[Dataset content]
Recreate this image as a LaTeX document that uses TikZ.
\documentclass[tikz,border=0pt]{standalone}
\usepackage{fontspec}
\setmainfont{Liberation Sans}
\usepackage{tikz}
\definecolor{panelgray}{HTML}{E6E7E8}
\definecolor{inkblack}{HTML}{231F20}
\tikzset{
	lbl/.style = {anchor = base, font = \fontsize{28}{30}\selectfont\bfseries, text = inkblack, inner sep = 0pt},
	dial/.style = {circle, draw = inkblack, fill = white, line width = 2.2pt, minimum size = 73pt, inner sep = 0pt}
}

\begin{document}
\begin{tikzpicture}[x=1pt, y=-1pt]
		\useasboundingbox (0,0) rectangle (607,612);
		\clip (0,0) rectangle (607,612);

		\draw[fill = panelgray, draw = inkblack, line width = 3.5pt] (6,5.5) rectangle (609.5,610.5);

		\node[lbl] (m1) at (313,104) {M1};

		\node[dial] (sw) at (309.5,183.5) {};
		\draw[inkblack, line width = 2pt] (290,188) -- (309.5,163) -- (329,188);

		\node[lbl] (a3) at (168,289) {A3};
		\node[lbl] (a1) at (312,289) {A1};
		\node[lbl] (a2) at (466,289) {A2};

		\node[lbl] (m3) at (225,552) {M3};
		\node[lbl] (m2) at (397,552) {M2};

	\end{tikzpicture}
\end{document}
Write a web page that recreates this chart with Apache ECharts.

[Task prompt]
Return the material exactly as it stands.

[Task output]
Recreate this image as a LaTeX document that uses TikZ.
\documentclass[tikz,border=0pt]{standalone}
\usepackage{fontspec}
\setmainfont{Liberation Sans}
\usepackage{tikz}
\definecolor{panelgray}{HTML}{E6E7E8}
\definecolor{inkblack}{HTML}{231F20}
\tikzset{
	lbl/.style = {anchor = base, font = \fontsize{28}{30}\selectfont\bfseries, text = inkblack, inner sep = 0pt},
	dial/.style = {circle, draw = inkblack, fill = white, line width = 2.2pt, minimum size = 73pt, inner sep = 0pt}
}

\begin{document}
\begin{tikzpicture}[x=1pt, y=-1pt]
		\useasboundingbox (0,0) rectangle (607,612);
		\clip (0,0) rectangle (607,612);

		\draw[fill = panelgray, draw = inkblack, line width = 3.5pt] (6,5.5) rectangle (609.5,610.5);

		\node[lbl] (m1) at (313,104) {M1};

		\node[dial] (sw) at (309.5,183.5) {};
		\draw[inkblack, line width = 2pt] (290,188) -- (309.5,163) -- (329,188);

		\node[lbl] (a3) at (168,289) {A3};
		\node[lbl] (a1) at (312,289) {A1};
		\node[lbl] (a2) at (466,289) {A2};

		\node[lbl] (m3) at (225,552) {M3};
		\node[lbl] (m2) at (397,552) {M2};

	\end{tikzpicture}
\end{document}
Write a web page that recreates this chart with Apache ECharts.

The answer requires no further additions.